#### Recorded data:
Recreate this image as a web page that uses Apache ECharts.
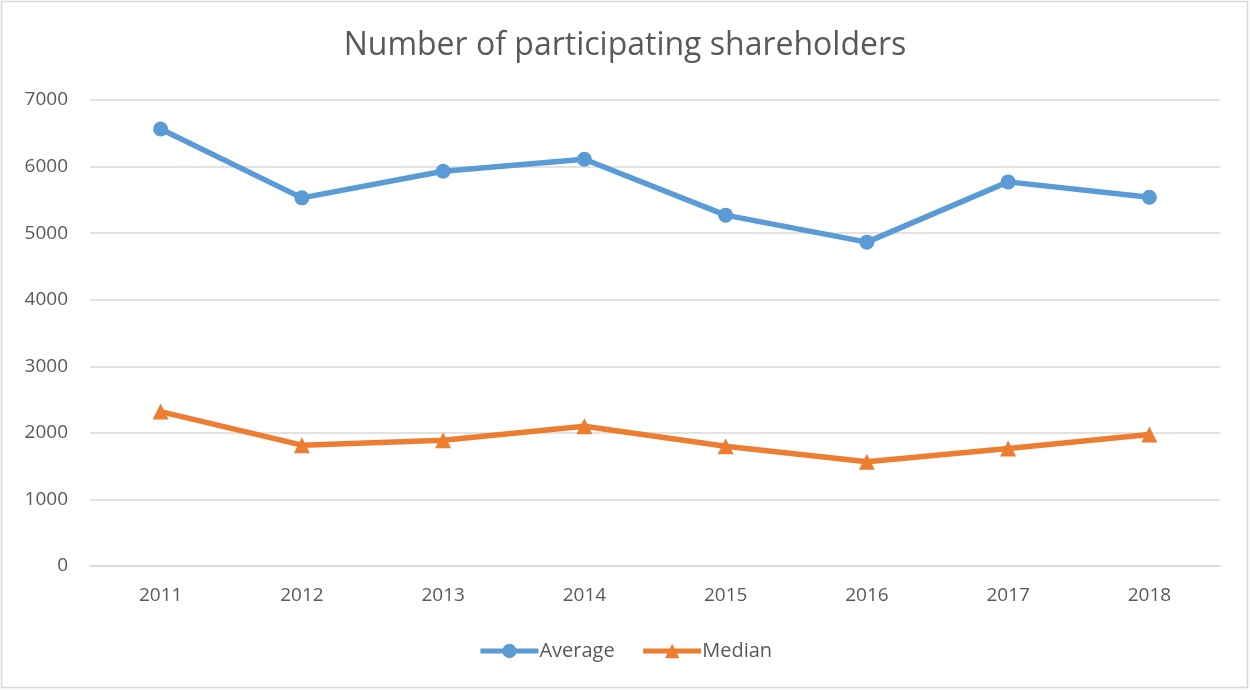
<!DOCTYPE html>
<html><head><meta charset="utf-8">
<script src="https://cdn.jsdelivr.net/npm/echarts@6/dist/echarts.min.js"></script>
<style>html,body{margin:0;padding:0;background:#fff}#c{width:1250px;height:690px}</style>
</head><body><div id="c"></div>
<script>
const categories = ['2011','2012','2013','2014','2015','2016','2017','2018'];
const average = [6565, 5530, 5930, 6110, 5270, 4865, 5770, 5540];
const median = [2320, 1815, 1890, 2100, 1800, 1565, 1765, 1975];
const yTicks = {min: 0, max: 7000, interval: 1000};

const chart = echarts.init(document.getElementById('c'));
const font = '"Open Sans", "Noto Sans", sans-serif';
chart.setOption({
  backgroundColor: '#fff',
  animation: false,
  graphic: [{type:'rect', shape:{x:1.5,y:1.5,width:1246,height:686}, style:{fill:'none', stroke:'#d9d9d9', lineWidth:1.5}}],
  title: {text: 'Number of participating shareholders', left: 'center', top: 25,
    textStyle: {fontFamily: font, fontSize: 32, fontWeight: 'normal', color: '#595959'}},
  legend: {bottom: 24, left: 'center', itemWidth: 58, itemHeight: 18, itemGap: 26,
    lineStyle: {width: 5},
    textStyle: {fontFamily: font, fontSize: 20, color: '#595959', padding:[0,0,0,-4]},
    data: ['Average', 'Median']},
  grid: {left: 90, right: 30, top: 100, bottom: 124, containLabel: false},
  xAxis: {type: 'category', data: categories, boundaryGap: true,
    axisLine: {lineStyle: {color: '#d9d9d9', width: 1.5}}, axisTick: {show: false},
    axisLabel: {fontFamily: font, fontSize: 19, color: '#595959', margin: 20}},
  yAxis: {type: 'value', min: yTicks.min, max: yTicks.max, interval: yTicks.interval,
    axisLine: {show: false}, axisTick: {show: false},
    splitLine: {lineStyle: {color: '#d9d9d9', width: 1.5}},
    axisLabel: {fontFamily: font, fontSize: 19, color: '#595959', margin: 22, formatter: v => String(v)}},
  series: [
    {name: 'Average', type: 'line', data: average, symbol: 'circle', symbolSize: 15,
      lineStyle: {color: '#5b9bd5', width: 5.5}, itemStyle: {color: '#5b9bd5'}},
    {name: 'Median', type: 'line', data: median, symbol: 'triangle', symbolSize: 16,
      lineStyle: {color: '#ed7d31', width: 5.5}, itemStyle: {color: '#ed7d31'}}
  ]
});
</script></body></html>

#### Job:
Output each line exactly; omit every picture.

#### Task output:
Recreate this image as a web page that uses Apache ECharts.
<!DOCTYPE html>
<html><head><meta charset="utf-8">
<script src="https://cdn.jsdelivr.net/npm/echarts@6/dist/echarts.min.js"></script>
<style>html,body{margin:0;padding:0;background:#fff}#c{width:1250px;height:690px}</style>
</head><body><div id="c"></div>
<script>
const categories = ['2011','2012','2013','2014','2015','2016','2017','2018'];
const average = [6565, 5530, 5930, 6110, 5270, 4865, 5770, 5540];
const median = [2320, 1815, 1890, 2100, 1800, 1565, 1765, 1975];
const yTicks = {min: 0, max: 7000, interval: 1000};

const chart = echarts.init(document.getElementById('c'));
const font = '"Open Sans", "Noto Sans", sans-serif';
chart.setOption({
  backgroundColor: '#fff',
  animation: false,
  graphic: [{type:'rect', shape:{x:1.5,y:1.5,width:1246,height:686}, style:{fill:'none', stroke:'#d9d9d9', lineWidth:1.5}}],
  title: {text: 'Number of participating shareholders', left: 'center', top: 25,
    textStyle: {fontFamily: font, fontSize: 32, fontWeight: 'normal', color: '#595959'}},
  legend: {bottom: 24, left: 'center', itemWidth: 58, itemHeight: 18, itemGap: 26,
    lineStyle: {width: 5},
    textStyle: {fontFamily: font, fontSize: 20, color: '#595959', padding:[0,0,0,-4]},
    data: ['Average', 'Median']},
  grid: {left: 90, right: 30, top: 100, bottom: 124, containLabel: false},
  xAxis: {type: 'category', data: categories, boundaryGap: true,
    axisLine: {lineStyle: {color: '#d9d9d9', width: 1.5}}, axisTick: {show: false},
    axisLabel: {fontFamily: font, fontSize: 19, color: '#595959', margin: 20}},
  yAxis: {type: 'value', min: yTicks.min, max: yTicks.max, interval: yTicks.interval,
    axisLine: {show: false}, axisTick: {show: false},
    splitLine: {lineStyle: {color: '#d9d9d9', width: 1.5}},
    axisLabel: {fontFamily: font, fontSize: 19, color: '#595959', margin: 22, formatter: v => String(v)}},
  series: [
    {name: 'Average', type: 'line', data: average, symbol: 'circle', symbolSize: 15,
      lineStyle: {color: '#5b9bd5', width: 5.5}, itemStyle: {color: '#5b9bd5'}},
    {name: 'Median', type: 'line', data: median, symbol: 'triangle', symbolSize: 16,
      lineStyle: {color: '#ed7d31', width: 5.5}, itemStyle: {color: '#ed7d31'}}
  ]
});
</script></body></html>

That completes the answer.